Alors que les vapeurs d’alcool commencent à se dissiper après les fêtes de fin d’année, j’ai envie de parler d’agriculture en Corse ! Après tout, « « in vino veritas »
D’ailleurs, lors de la compagne éclaire des dernières élections territoriales, le moment fort a tourné autour des espaces stratégiques agricoles définis dans le PADDUC.
D’un coté, les nationalistes, qui estiment que défendre l’agriculture passe par préserver les terres agricoles en les mettant à l’abri de la spéculation. Ce qui semble logique.
De l’autre, les républicains, qui veulent refaire la carte des fameux ESA en mettant en avant que de petits propriétaires se trouvent lésés car, sans logique, leur terrain se retrouve dans des ESA. Ce qui peut s’entendre.
Mais qu’est ce que l’agriculture en corse ?
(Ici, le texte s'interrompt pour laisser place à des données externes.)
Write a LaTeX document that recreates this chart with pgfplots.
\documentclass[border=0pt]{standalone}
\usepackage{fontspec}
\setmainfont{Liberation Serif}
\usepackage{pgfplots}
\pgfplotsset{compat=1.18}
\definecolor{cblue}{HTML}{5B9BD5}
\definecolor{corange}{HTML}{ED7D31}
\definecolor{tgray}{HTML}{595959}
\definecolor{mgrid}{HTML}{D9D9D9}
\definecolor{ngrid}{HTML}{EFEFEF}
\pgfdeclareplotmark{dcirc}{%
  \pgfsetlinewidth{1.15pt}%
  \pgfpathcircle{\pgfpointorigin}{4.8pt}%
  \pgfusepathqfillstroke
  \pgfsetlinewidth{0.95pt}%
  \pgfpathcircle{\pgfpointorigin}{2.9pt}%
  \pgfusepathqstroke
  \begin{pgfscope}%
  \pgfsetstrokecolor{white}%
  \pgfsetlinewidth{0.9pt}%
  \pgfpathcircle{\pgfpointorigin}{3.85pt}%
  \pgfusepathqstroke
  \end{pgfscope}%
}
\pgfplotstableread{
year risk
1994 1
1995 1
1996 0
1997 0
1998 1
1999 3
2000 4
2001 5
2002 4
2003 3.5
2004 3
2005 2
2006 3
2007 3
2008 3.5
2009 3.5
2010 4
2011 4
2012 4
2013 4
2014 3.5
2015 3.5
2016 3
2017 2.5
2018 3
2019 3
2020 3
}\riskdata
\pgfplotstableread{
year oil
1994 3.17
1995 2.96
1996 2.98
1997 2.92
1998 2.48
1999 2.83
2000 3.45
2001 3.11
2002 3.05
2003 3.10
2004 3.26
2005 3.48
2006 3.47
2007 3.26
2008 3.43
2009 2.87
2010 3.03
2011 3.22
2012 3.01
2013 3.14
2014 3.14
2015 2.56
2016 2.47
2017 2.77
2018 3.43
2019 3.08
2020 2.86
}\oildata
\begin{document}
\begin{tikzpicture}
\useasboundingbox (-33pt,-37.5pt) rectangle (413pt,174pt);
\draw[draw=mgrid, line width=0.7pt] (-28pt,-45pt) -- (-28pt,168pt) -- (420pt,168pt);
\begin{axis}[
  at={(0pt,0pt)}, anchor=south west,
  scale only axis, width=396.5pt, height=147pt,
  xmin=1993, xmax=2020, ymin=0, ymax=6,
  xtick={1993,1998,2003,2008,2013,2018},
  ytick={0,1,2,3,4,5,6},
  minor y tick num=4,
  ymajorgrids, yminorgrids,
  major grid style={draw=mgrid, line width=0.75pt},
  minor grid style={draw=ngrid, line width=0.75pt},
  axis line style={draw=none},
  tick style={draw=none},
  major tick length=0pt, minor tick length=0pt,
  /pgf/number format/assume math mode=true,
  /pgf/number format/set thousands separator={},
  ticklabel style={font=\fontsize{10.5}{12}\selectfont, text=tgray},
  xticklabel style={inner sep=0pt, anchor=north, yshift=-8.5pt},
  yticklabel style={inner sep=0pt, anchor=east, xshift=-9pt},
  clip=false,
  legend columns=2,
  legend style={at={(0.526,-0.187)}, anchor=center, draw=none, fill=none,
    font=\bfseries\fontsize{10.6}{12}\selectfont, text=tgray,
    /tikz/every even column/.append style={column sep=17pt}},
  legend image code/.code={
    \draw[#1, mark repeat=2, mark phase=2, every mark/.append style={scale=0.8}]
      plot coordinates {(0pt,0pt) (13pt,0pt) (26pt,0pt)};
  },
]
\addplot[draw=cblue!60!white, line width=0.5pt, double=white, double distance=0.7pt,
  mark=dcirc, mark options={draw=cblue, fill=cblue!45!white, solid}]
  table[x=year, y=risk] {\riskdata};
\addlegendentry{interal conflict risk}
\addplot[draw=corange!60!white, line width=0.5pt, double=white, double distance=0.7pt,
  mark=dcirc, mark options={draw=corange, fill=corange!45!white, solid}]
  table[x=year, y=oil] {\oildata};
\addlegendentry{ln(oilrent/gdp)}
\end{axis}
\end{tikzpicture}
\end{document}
  • Il ne s’agit certainement pas d’un moteur économique.

En effet, d’un point de vue économique, la valeur ajoutée (richesse produite) de l’agriculture corse stagne autour des 100 millions depuis 1999. Dans la même période, la valeur ajoutée totale insulaire a augmenté de 141% depuis 1990. Donc, l’agriculture ne représente plus que 1.29% de la valeur ajoutée totale corse.
A titre de comparaison, en 2014, la valeur ajoutée de l’agriculture de la province française représente 2.44% de la valeur ajoutée totale qui y est produite.
Selon une étude de l’INSEE de 2015, les autres iles de méditerranée montraient des résultats équivalents, la VA de l’agriculture représentait 0.9% de la VA totale aux Baléares, 3.1% en Sardaigne, 3.7% en Sicile et 6% en Crète. Ainsi, aucune île de Méditerranée ne semble avoir fait de l’agriculture un moteur économique. Si en Crète le poids de l’agriculture est plus important c’est aussi l’île la plus pauvre de celles prises en référence.
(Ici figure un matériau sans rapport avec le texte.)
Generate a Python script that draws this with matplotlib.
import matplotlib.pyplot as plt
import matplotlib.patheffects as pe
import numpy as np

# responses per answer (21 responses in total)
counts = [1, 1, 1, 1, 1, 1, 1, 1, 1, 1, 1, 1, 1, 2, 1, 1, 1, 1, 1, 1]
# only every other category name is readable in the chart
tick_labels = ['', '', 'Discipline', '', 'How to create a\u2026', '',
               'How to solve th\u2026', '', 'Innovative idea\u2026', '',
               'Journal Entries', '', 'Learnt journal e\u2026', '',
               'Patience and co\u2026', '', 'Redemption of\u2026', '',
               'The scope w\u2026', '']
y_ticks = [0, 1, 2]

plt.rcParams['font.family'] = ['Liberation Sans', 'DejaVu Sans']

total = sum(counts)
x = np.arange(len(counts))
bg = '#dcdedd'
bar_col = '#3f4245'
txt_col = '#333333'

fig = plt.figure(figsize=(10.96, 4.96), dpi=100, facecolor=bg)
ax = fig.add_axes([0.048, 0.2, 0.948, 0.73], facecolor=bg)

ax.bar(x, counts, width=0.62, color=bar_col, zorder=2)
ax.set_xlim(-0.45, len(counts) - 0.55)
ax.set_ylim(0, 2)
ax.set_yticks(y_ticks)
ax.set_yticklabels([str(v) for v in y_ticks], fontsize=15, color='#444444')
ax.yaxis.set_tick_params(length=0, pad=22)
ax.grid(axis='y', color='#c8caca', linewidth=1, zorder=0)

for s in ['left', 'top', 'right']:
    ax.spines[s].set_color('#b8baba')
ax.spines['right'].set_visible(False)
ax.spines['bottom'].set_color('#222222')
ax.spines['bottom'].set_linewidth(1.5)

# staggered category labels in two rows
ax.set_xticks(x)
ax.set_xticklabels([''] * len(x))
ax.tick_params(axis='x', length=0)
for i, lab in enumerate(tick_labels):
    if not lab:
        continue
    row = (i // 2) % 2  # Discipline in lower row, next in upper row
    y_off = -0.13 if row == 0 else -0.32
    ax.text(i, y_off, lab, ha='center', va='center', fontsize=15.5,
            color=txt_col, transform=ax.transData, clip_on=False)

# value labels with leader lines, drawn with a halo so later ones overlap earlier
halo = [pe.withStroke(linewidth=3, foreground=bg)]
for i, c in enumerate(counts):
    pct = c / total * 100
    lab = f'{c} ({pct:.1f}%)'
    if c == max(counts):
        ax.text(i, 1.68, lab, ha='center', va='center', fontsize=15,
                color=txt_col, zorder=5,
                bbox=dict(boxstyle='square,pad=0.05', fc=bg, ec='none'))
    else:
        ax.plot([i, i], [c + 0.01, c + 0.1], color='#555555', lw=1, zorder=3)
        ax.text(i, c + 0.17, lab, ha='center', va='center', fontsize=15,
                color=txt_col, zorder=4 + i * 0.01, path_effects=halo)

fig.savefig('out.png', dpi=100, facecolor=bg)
  • Les exploitations agricoles ne cessent de diminuer

Leur nombre est passé de 3 578 en 2000 à 2 626 en 2 013. Le nombre de moyennes et grandes exploitations s’est maintenu (de 1738 (en 2000) à 1582 (en 2013)) Ce sont donc les petites exploitations qui ont fortement diminué.

  • Il ne s’agit pas d’un vecteur d’emplois

L’agriculture corse représente 3.4% des emplois corses, 1.56% des salariés insulaires. Et, les ménages dont la personne de référence est agriculteur exploitant représentent 1.3% des ménages insulaires
Et ces proportions sont en baisse depuis 2009.
Pour comparaison, selon l’INSEE, l’agriculture pèse 1% des emplois aux Baléares, 4.9% en Sardaigne, 7.4% en Sicile et 20.7% en Crète. Il est intéressant de constater, dans les iles méditerranéennes que, plus le PIB augmente, plus la part d’emplois de l’agriculture baisse.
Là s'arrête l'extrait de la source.